▶ [EXERCISE AIM]
Pictures stay out of this copy, which runs from the first line of the material through the line containing "cu_green = ['OM', 'EC', 'ESP', 'pH']".

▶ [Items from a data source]
· · · · · · ·

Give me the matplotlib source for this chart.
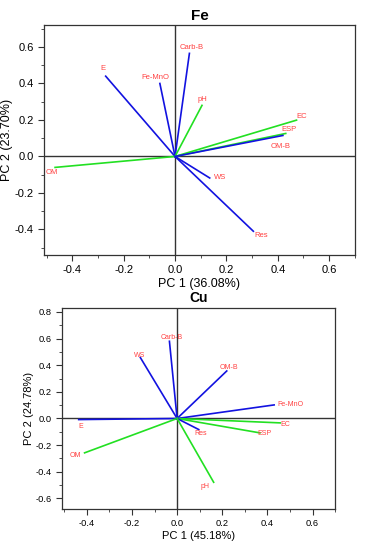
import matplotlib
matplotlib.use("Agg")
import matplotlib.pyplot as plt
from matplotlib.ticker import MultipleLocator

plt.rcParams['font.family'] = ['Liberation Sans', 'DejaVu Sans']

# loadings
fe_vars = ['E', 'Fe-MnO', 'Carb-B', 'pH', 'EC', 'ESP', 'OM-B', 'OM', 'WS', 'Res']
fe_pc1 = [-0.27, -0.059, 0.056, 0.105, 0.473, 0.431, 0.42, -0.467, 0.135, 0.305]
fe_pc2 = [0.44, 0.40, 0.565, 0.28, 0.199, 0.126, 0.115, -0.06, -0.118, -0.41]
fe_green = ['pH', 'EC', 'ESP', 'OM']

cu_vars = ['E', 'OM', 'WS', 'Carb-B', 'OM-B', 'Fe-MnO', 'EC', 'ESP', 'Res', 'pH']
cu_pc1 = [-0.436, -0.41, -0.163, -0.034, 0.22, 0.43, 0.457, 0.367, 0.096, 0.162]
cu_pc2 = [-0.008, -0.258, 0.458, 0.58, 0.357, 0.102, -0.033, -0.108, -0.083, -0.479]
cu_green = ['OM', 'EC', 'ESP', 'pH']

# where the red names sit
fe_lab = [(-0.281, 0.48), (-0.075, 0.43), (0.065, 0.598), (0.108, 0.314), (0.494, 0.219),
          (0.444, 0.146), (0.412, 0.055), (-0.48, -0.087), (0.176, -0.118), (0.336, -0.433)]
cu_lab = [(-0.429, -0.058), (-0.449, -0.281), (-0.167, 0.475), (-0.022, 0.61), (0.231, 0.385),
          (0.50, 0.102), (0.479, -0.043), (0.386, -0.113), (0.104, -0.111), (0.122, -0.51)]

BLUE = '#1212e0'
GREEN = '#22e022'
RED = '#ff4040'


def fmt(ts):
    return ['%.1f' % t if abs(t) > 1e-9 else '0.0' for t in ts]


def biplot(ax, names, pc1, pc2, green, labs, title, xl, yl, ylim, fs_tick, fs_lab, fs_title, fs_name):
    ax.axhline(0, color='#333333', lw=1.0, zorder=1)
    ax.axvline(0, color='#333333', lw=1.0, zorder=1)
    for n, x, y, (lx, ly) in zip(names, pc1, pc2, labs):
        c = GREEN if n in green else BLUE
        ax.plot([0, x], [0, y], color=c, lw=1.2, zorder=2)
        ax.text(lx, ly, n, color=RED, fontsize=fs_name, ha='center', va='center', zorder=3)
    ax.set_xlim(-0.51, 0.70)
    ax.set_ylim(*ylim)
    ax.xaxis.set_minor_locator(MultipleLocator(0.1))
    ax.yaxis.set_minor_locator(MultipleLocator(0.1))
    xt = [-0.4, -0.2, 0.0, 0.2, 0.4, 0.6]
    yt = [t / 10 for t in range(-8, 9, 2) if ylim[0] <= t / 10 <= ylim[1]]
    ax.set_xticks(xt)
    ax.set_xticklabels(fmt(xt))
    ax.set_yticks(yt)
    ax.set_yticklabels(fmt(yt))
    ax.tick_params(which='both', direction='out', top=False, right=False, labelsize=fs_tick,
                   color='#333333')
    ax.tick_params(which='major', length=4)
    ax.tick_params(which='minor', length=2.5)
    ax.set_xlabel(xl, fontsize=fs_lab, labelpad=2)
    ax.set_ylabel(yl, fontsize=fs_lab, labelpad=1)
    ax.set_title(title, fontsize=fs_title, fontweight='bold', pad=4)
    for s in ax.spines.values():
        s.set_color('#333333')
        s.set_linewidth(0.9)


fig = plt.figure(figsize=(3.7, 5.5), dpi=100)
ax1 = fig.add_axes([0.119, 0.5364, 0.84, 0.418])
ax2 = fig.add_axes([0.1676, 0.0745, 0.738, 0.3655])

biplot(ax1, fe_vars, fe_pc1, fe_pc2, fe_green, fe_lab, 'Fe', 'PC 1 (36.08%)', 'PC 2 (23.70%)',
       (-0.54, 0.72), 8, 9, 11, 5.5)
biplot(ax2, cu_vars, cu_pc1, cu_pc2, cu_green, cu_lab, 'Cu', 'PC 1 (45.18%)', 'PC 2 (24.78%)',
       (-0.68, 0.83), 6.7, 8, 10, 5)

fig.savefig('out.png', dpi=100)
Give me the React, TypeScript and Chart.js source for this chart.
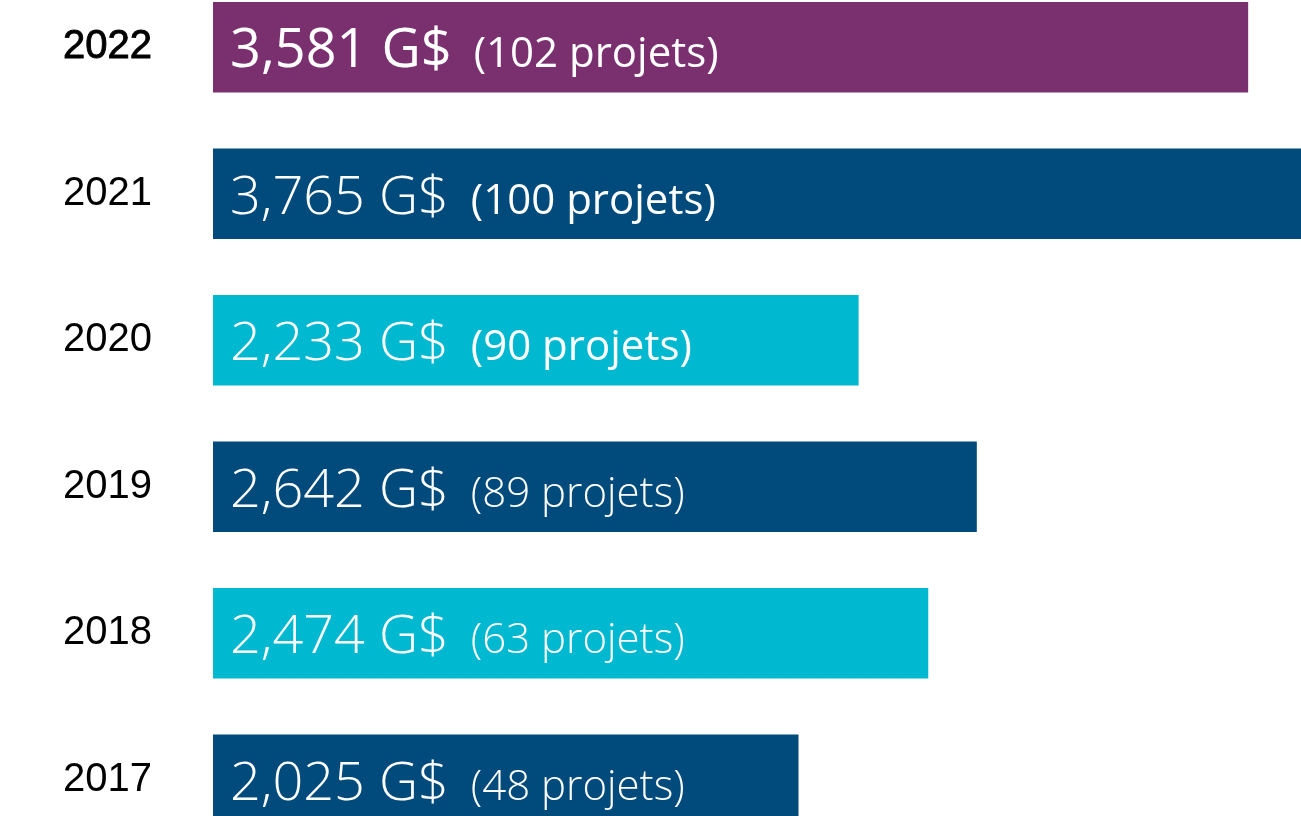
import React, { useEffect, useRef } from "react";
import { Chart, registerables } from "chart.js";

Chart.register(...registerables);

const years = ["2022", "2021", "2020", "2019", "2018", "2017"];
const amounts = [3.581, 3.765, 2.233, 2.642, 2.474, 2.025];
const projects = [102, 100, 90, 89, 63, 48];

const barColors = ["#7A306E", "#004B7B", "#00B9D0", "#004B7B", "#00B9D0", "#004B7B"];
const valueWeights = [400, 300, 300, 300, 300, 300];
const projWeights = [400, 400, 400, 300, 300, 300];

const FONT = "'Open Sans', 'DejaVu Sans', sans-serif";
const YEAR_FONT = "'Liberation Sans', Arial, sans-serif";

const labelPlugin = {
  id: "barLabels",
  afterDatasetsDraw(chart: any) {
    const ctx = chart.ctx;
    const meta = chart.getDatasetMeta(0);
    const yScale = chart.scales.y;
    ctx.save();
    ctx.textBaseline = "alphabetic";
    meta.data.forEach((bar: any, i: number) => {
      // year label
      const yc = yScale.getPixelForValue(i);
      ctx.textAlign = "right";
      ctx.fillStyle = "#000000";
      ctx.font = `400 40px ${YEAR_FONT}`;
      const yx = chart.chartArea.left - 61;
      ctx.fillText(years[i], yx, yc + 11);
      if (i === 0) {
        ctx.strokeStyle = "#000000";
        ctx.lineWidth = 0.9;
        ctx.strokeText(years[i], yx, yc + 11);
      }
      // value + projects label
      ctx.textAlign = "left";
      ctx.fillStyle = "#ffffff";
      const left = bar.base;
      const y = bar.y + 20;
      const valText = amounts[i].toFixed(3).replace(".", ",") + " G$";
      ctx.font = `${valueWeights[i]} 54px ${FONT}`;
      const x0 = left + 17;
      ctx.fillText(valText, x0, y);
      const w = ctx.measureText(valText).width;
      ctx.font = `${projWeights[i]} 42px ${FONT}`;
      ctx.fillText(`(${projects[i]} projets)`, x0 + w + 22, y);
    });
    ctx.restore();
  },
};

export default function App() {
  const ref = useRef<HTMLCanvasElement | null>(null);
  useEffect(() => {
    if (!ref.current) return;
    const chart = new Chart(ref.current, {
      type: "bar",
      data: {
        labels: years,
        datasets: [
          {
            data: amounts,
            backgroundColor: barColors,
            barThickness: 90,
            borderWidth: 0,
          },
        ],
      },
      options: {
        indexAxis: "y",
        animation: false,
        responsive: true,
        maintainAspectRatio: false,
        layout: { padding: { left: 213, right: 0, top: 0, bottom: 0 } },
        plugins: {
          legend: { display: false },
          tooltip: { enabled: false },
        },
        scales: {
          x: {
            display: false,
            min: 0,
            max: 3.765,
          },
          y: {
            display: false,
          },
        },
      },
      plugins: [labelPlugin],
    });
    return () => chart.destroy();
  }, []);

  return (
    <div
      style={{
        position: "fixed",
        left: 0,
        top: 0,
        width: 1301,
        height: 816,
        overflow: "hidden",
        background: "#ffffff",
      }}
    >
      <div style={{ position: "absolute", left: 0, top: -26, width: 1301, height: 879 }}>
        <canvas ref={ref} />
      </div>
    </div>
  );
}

· · · · · · ·

▶ [OUTPUT BELOW]
Give me the matplotlib source for this chart.
import matplotlib
matplotlib.use("Agg")
import matplotlib.pyplot as plt
from matplotlib.ticker import MultipleLocator

plt.rcParams['font.family'] = ['Liberation Sans', 'DejaVu Sans']

# loadings
fe_vars = ['E', 'Fe-MnO', 'Carb-B', 'pH', 'EC', 'ESP', 'OM-B', 'OM', 'WS', 'Res']
fe_pc1 = [-0.27, -0.059, 0.056, 0.105, 0.473, 0.431, 0.42, -0.467, 0.135, 0.305]
fe_pc2 = [0.44, 0.40, 0.565, 0.28, 0.199, 0.126, 0.115, -0.06, -0.118, -0.41]
fe_green = ['pH', 'EC', 'ESP', 'OM']

cu_vars = ['E', 'OM', 'WS', 'Carb-B', 'OM-B', 'Fe-MnO', 'EC', 'ESP', 'Res', 'pH']
cu_pc1 = [-0.436, -0.41, -0.163, -0.034, 0.22, 0.43, 0.457, 0.367, 0.096, 0.162]
cu_pc2 = [-0.008, -0.258, 0.458, 0.58, 0.357, 0.102, -0.033, -0.108, -0.083, -0.479]
cu_green = ['OM', 'EC', 'ESP', 'pH']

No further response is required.